Like Jim Croce’s remorseful song, if time could be saved in a bottle from every occurrence of wasteful distraction spent trying to figure out things which could otherwise be discerned through careful analysis, the extent of cumulative superciliousness in trying to act offended or incensed by charges of ineptitude might be reasonably contained.  There is so much noise, these days, that a fresh uptick in the volume of an additional din is barely noticeable.  And when then sound of emitted discordance strums a beat in the distance, who but the expectant and anxious parent recognizes the unique cry of a child’s shrill scream of alarm?

And if the sound is merely likened to darkness, where light no longer creeps between the door left ajar, or the seam between the floor and the locked metal gate, then how are we to recognize the silence of strangled light left abandoned in the loneliness of a world uncaring?

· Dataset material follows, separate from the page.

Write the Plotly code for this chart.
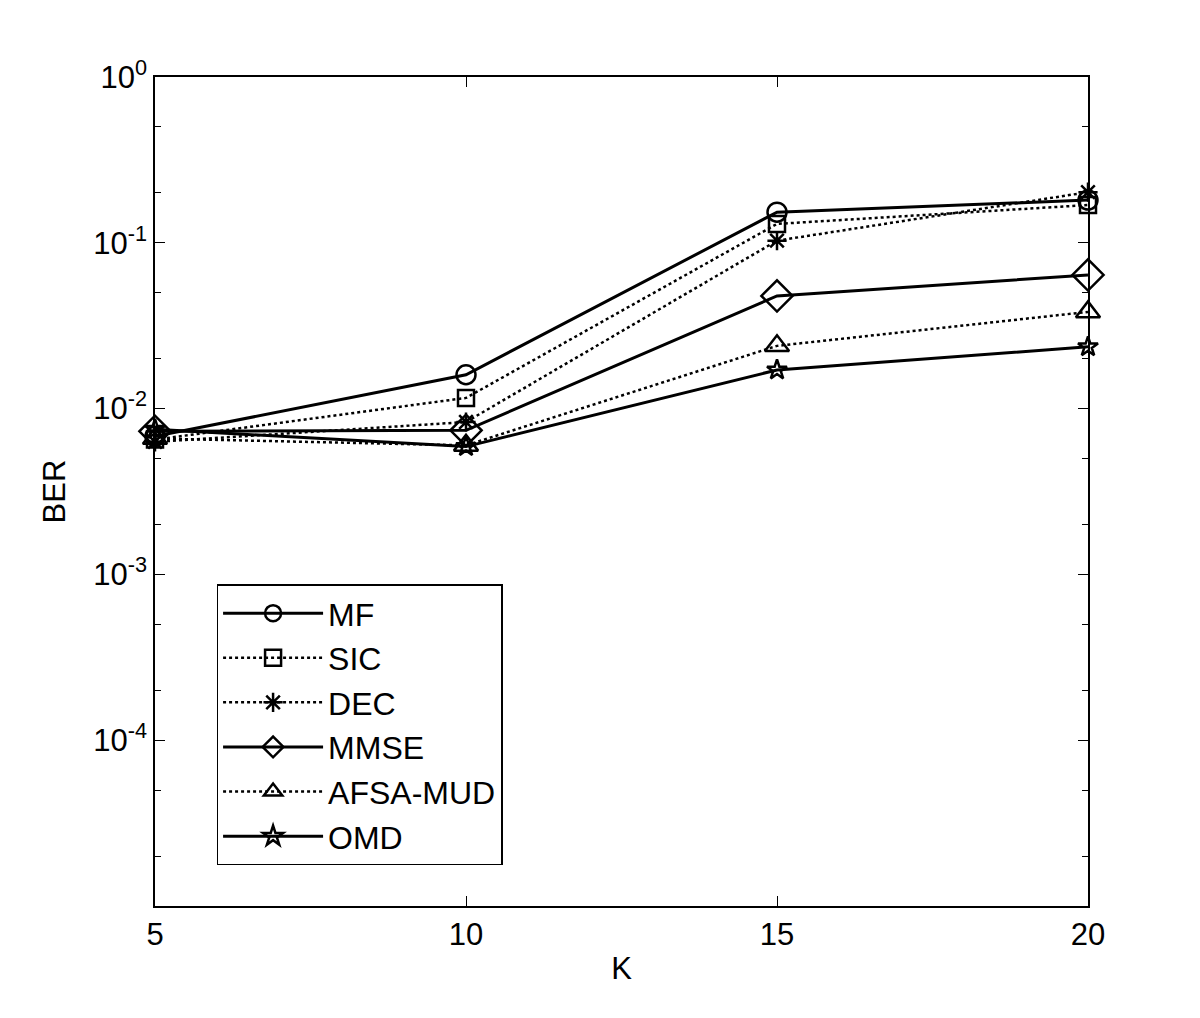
import plotly.graph_objects as go

K = [5, 10, 15, 20]
names = ["MF", "SIC", "DEC", "MMSE", "AFSA-MUD", "OMD"]
MF = [0.0068, 0.0160, 0.153, 0.181]
SIC = [0.0065, 0.0116, 0.130, 0.169]
DEC = [0.0063, 0.0083, 0.103, 0.202]
MMSE = [0.0073, 0.0074, 0.0478, 0.064]
AFSA = [0.0066, 0.0060, 0.0239, 0.0383]
OMD = [0.0075, 0.0059, 0.0171, 0.0236]
series = [MF, SIC, DEC, MMSE, AFSA, OMD]
ytickvals = [1, 0.1, 0.01, 0.001, 0.0001]
yticktext = ["10<sup>0</sup>", "10<sup>-1</sup>", "10<sup>-2</sup>", "10<sup>-3</sup>", "10<sup>-4</sup>"]

symbols = ["circle-open", "square-open", "asterisk-open", "diamond-open", "triangle-up-open", "star-open"]
dashes = ["solid", "dot", "dot", "solid", "dot", "solid"]
widths = [3, 2.5, 2.5, 3, 2.5, 3]
sizes = [19, 16, 16, 24, 21, 15]

FONT = "Liberation Sans, Arial"
fig = go.Figure()
for n, s, sym, d, w, sz in zip(names, series, symbols, dashes, widths, sizes):
    fig.add_trace(go.Scatter(
        x=K, y=s, name=n, mode="lines+markers", cliponaxis=False,
        line=dict(color="black", width=w, dash=d),
        marker=dict(symbol=sym, size=sz, color="black", line=dict(color="black", width=2.5)),
    ))

axis_common = dict(showline=True, linecolor="black", linewidth=1.5, mirror="ticks",
                   ticks="inside", ticklen=10, tickcolor="black", showgrid=False, zeroline=False,
                   tickfont=dict(family=FONT, size=31, color="black"))
fig.update_xaxes(range=[5, 20], tickvals=K,
                 title=dict(text="K", font=dict(family=FONT, size=31, color="black"), standoff=6),
                 **axis_common)
fig.update_yaxes(type="log", range=[-5, 0], tickvals=ytickvals, ticktext=yticktext,
                 minor=dict(ticks="inside", ticklen=6, tickcolor="black", showgrid=False),
                 title=dict(text="BER", font=dict(family=FONT, size=31, color="black"), standoff=18),
                 **axis_common)
fig.update_layout(
    width=1200, height=1018,
    margin=dict(l=147, r=120, t=69, b=120),
    paper_bgcolor="white", plot_bgcolor="white",
    showlegend=True,
    legend=dict(x=0.066, y=0.388, xanchor="left", yanchor="top",
                bgcolor="white", bordercolor="black", borderwidth=1.5,
                font=dict(family=FONT, size=32, color="black"),
                tracegroupgap=0, itemwidth=100),
)
fig.write_html("out.html")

The din of distant darkness is precisely that foreboding sense of what may happen, but based upon “something”, as opposed to a baseless muttering of convictions unfounded when we suddenly “lose it” and cannot extricate ourselves from the frenzy of our own lies.  Much of life is about lying – not necessarily to others (although, we do that often enough, as well), but more to ourselves in order to shield our own fragile psyche from the fears we want to avoid.  But even darkness seen in the distant horizon comes creeping towards us, whether we want it to, or not.

How we nestle in the fears of our own making, or struggle against the timeless reverberations of anxieties unstated and never confessed, is the foundation of what makes for successful living, or failed attempts to conceal the cacophony of numbing onslaughts of life.  Yes, the din of distant darkness is yet merely a warning some months, years or decades away; but for Federal and Postal employees who already have a sense of what is coming, and the inevitability of life’s misgivings, the indicators are probably already there:  a medical condition that will not go away; the intersecting impact between the medical condition and the ability to perform the essential elements of the Federal or Postal position; and the question:  How long can I last?

For Federal employees and U.S. Postal workers who need to start considering the process of preparing an effective Federal Disability Retirement application, to be filed with the U.S. Office of Personnel Management, whether the Federal or Postal employee is under FERS, CSRS or CSRS Offset, the din of distant darkness should never be avoided; for, in the end, it will come upon you like a thief in the night, stealthily, and without regard, just as your agency and closest coworkers and supervisors will turn the other eye even when the oncoming rush is about to hit you in a sudden fit of uncaring actions.